The film could also be considered racist in that it portrays Arab culture as deeply oppressive of women and brutally violent. Princess Jasmine is trapped mercilessly inside her palace home, and the palace guards threaten to cut off her hand at one point in the film. It might also be noted that the villains in the film look distinctly more "ethnic" than Aladdin and Jasmine, who both appear Caucasian. The message to kids: good guys are white, bad guys are not.

Disney's racism hits an unprecedented peak in Peter Pan, in which the protagonists encounter a tribe of fairy tale Native Americans. The Indians (or "Injuns" as it is pronounced) are all essentially mute except for the chief, himself a crass, inaccurate stereotype, and communicate like animals in a variety of crude grunts and mumbles. They have bright red skin, are portrayed as patriarchal and oppressive, and are very ugly.

The worst aspect of this racist portrayal is the Eurocentric song "What Makes a Red Man Red", which is sung by the chief in broken, primitive English. The song explains that "Injuns" say "Ugg" --because, according to Disney, they communicate only in grunts -- because of an occurrence when the "first brave married squaw". It gives a similar explanation for why "the red man is red", as if to imply that the default skin color is white and all variations require explanation.



Warner "Brutha's"?
“Coal Black and de Sebben Dwarfs” (1943) is an American cartoon, Warner Brothers’ answer to Disney’s “Snow White and the Seven Dwarfs” (1937). It is seven-minute long, set to jazz music and has an all-black cast.

Some say it is one of the best cartoons ever made, yet Cartoon Network, which owns the rights, never shows it. It was pulled from American television in 1968 and became one of the “Censored 11″.

While it is clear that it is well made and that you are supposed to be laughing your head off, it is shocking stuff. It keeps hitting you over the head with image after image of blacks as being little better than monkey men, as creatures with huge lips and big eyes. The main story teller is that of the mammy character who sits by the fire and tells the tale of So White. (This became apparent to me upon further review when I discovered...her name is MAMMY!)

The only character who looks like a black person in a cartoon and not some creature is So White, the main character (called Coal Black in the title to avoid trouble with Disney). She is an attractive character. But even she is a stereotype: she shows way more flesh than Snow White and sleeps with her would-be killers, the stereotypical jezebel stereotype.

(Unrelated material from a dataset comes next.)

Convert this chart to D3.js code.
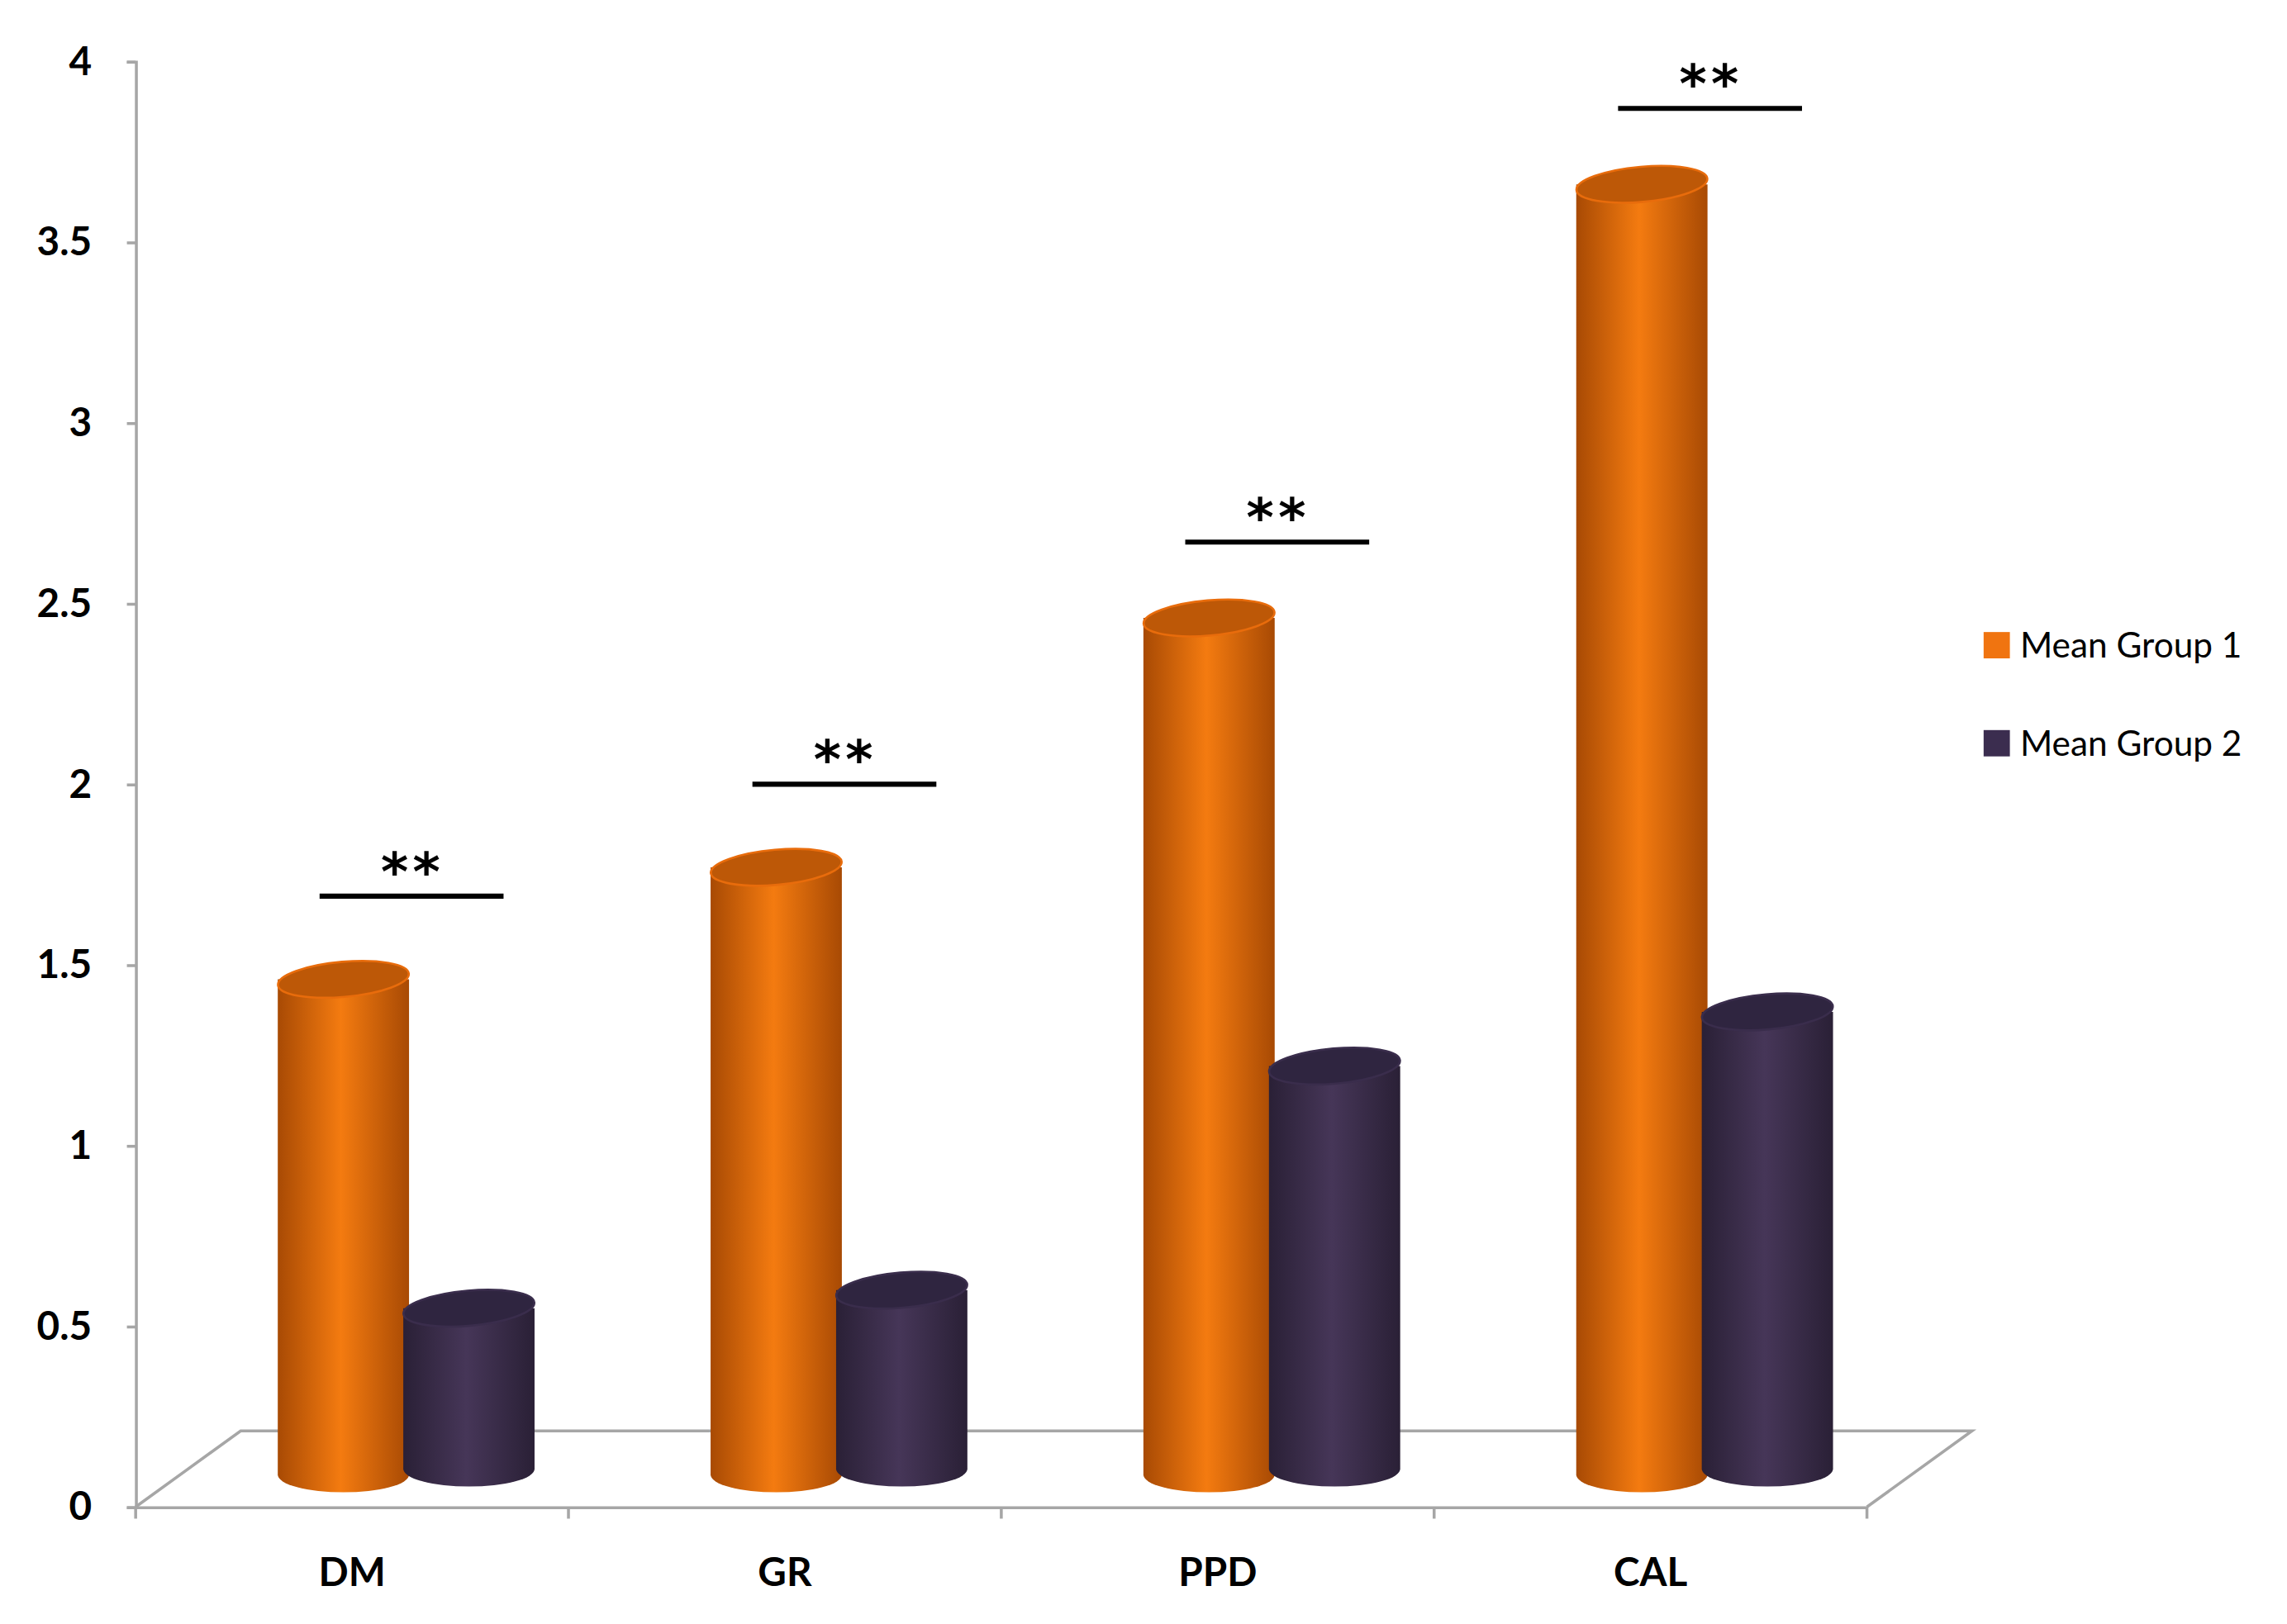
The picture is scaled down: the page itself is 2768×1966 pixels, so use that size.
<!DOCTYPE html>
<html><head><meta charset="utf-8">
<script src="https://cdn.jsdelivr.net/npm/d3@7"></script>
<style>html,body{margin:0;background:#fff}</style></head>
<body><div id="c"></div>
<script>
const categories = ["DM","GR","PPD","CAL"];
const series = ["Mean Group 1","Mean Group 2"];
const group1 = [1.46, 1.77, 2.46, 3.66];
const group2 = [0.55, 0.60, 1.22, 1.37];
const sigLevel = [1.69, 2.0, 2.67, 3.87];
const sigLabel = ["**","**","**","**"];
const yTicks = [0,0.5,1,1.5,2,2.5,3,3.5,4];

const W=1568,H=1110;
const svg=d3.select("#c").append("svg").attr("width",2768).attr("height",1966)
  .attr("viewBox",`0 0 ${W} ${H}`).attr("preserveAspectRatio","none");
const x0=93,x1=1280,yB=1030,yT=42;
const y=d3.scaleLinear().domain([0,4]).range([yB,yT]);
const x=d3.scaleBand().domain(categories).range([x0,x1]);
const defs=svg.append("defs");
function grad(id,edge,mid){const g=defs.append("linearGradient").attr("id",id);
 g.append("stop").attr("offset","0%").attr("stop-color",edge);
 g.append("stop").attr("offset","48%").attr("stop-color",mid);
 g.append("stop").attr("offset","100%").attr("stop-color",edge);}
grad("go","#a84a04","#f47b10");grad("gp","#2a2036","#463658");
const fills=[{g:"url(#go)",top:"#bd5807",sq:"#f07410"},{g:"url(#gp)",top:"#2f2540",sq:"#3b2d4f"}];

const grey="#a6a6a6";
svg.append("path").attr("d",`M${x0},${yB} L165,978 L1352,978 L${x1},${yB}`).attr("fill","none").attr("stroke",grey).attr("stroke-width",2);
const ya=svg.append("g").attr("transform",`translate(${x0},0)`).call(d3.axisLeft(y).tickValues(yTicks).tickSize(6).tickFormat(d=>d));
ya.selectAll("path,line").attr("stroke",grey).attr("stroke-width",2);
ya.selectAll("text").attr("font-family","Lato, 'Open Sans', sans-serif").attr("font-weight","bold").attr("font-size",27).attr("fill","#000").attr("x",-30);
const xa=svg.append("g").attr("transform",`translate(0,${yB})`).call(d3.axisBottom(x).tickSize(0).tickFormat(""));
xa.selectAll("path").attr("stroke",grey).attr("stroke-width",2);
svg.append("g").selectAll("line").data(d3.range(categories.length+1)).join("line")
 .attr("x1",i=>x0+i*x.bandwidth()).attr("x2",i=>x0+i*x.bandwidth()).attr("y1",yB).attr("y2",yB+8).attr("stroke",grey).attr("stroke-width",2);
svg.append("g").selectAll("text").data(categories).join("text")
 .attr("x",d=>x(d)+x.bandwidth()/2).attr("y",1084).attr("text-anchor","middle")
 .attr("font-family","Lato, 'Open Sans', sans-serif").attr("font-weight","bold").attr("font-size",27).text(d=>d);

const bw=x.bandwidth();
const rx=45,ry=12,baseY=1006;
function cyl(cx,val,s){
 const ty=y(val);
 const by=baseY+(s===0?2:-2);
 const g=svg.append("g");
 g.append("path").attr("d",`M${cx-rx},${ty} L${cx-rx},${by} A${rx},${ry} 0 0 0 ${cx+rx},${by} L${cx+rx},${ty} Z`).attr("fill",fills[s].g);
 g.append("ellipse").attr("cx",cx).attr("cy",ty).attr("rx",rx).attr("ry",ry)
  .attr("transform",`rotate(-5,${cx},${ty})`).attr("fill",fills[s].top).attr("stroke",s===0?"#e86c0c":"#3a2d4c").attr("stroke-width",1.5);
}
categories.forEach((c,i)=>{
 cyl(x(c)+bw*0.48,group1[i],0);
 cyl(x(c)+bw*0.77,group2[i],1);
 const ly=y(sigLevel[i]);
 svg.append("line").attr("x1",x(c)+bw*0.425).attr("x2",x(c)+bw*0.85).attr("y1",ly).attr("y2",ly).attr("stroke","#000").attr("stroke-width",3.5);
 svg.append("text").attr("x",x(c)+bw*0.64).attr("y",ly-4).attr("text-anchor","middle")
  .attr("font-family","'DejaVu Sans', sans-serif").attr("font-weight","bold").attr("font-size",36).attr("letter-spacing",3).text(sigLabel[i]);
});
series.forEach((s,i)=>{
 const ly=441+i*67;
 svg.append("rect").attr("x",1360).attr("y",ly-9).attr("width",18).attr("height",18).attr("fill",fills[i].sq);
 svg.append("text").attr("x",1385).attr("y",ly).attr("dy","0.35em").attr("font-family","Lato, 'Open Sans', sans-serif").attr("font-size",24).text(s);
});
</script></body></html>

The evil queen is a big, ugly black woman who sounds like a man. Another stereotype.
Prince Chawmin, who is the classic example of the "coon", wears a zoot suit, drives a big car and has gold teeth. As for the Sebben Dwarfs they are something less than human. The cartoon shows how far we have come in 65+ years, but also how little.

So what went wrong? Except for So White, all the black characters are drawn in blackface. No black person looks like that. Since when do they have big white lips? But for over a hundred years whites had been watching blackface entertainers - white men with black faces who “acted black” to get laughs. It became how whites saw blacks.



These portrayals may be easily dismissed as unimportant in the overall development of society's psyches. However, they have major effects on the overall perspective that people have regarding other races and their own. Many white people will retain the belief that Indians have bright red skin and don't know how to talk, and many black people may subconsciously associate African American language patterns with the lazy crows in Dumbo or the almost-human apes in The Jungle Book.